As an anonymous graduate student, I'm interested in your thoughts on having students read your papers in preparation for your talk. Recently, there was a bit of an uproar from students in a seminar in my department who believed that they were being "forced" to prepare for seminar talks by reading and discussing papers prior to the talk. The consensus from students was that this should be optional (this particular seminar is a requirement in the program).

However, my view is that the students, when taking this seminar, are 'new' or 'young' enough to need to prepare for the talks at this level - a reason that I am sure was considered when making the decision to add this component to the seminar in the first place. You mentioned that sometimes the students read your papers in a seminar, and yet others read them in an informal discussion group - which do you think works better? Should the introduction of a talk contain enough background so that those who have not read the paper in advance can follow, or should it be assumed that those not directly in your narrow field be prepared by having read the paper (and more background) in advance?

Anonymous said...

I work mostly in applied mathematics on interdisciplinary projects and here the norm is for long-ish introductions and context setting. This is mostly due to non-experts writing papers collaboratively rather than a naive hope that non-specialists will read it. In many areas of pure math and also computer science the idea is to not provide introductions as they are a waste of space - "No one but specialists will read the paper, so why waste their time?"

I understand both scenarios but much prefer the first.

Ms.PhD said...

Here's a hypothesis: all his papers are on, or very near, the exact same topic?

I for one get tired of using the same stock phrases to describe the context of what I work on. I've managed to avoid noxious repetition by working on related areas that are each different enough to merit mostly new writing for the introduction sections.

My thesis lab, while not publishing tons of papers, tended towards stock phrase re-use. It made me think my research there was boring and that everyone else would think so, too.

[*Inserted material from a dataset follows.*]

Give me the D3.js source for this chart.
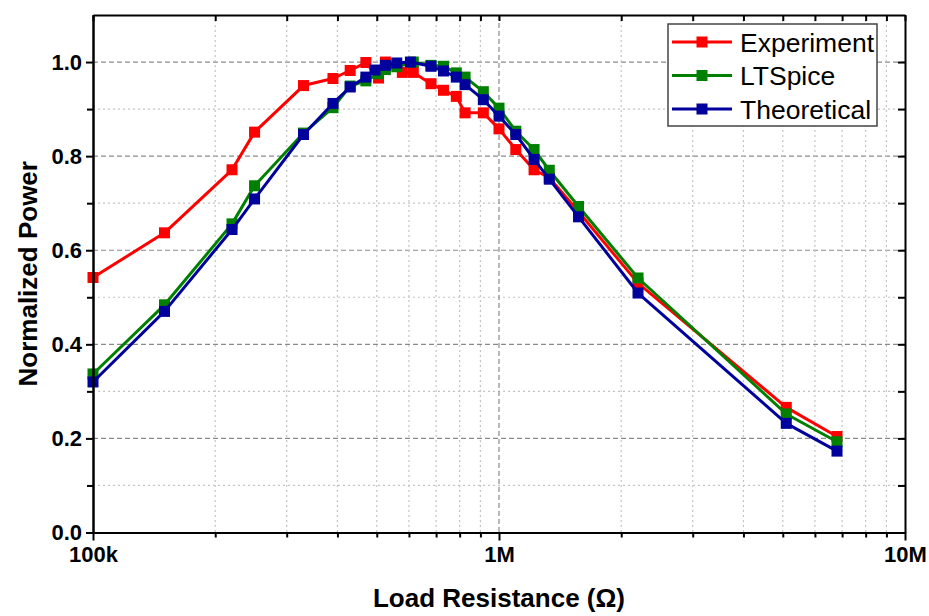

I think many people believe that a broad introduction section necessitates stock phrase reuse. Or they're too lazy to try to write about the importance of their supposedly favorite topic in a new and interesting way.

Personally, I find writing the broader part of the introduction is often illuminating. It reminds me why what I'm doing is actually important, even if sometimes I can't remember why I started doing it in the first place.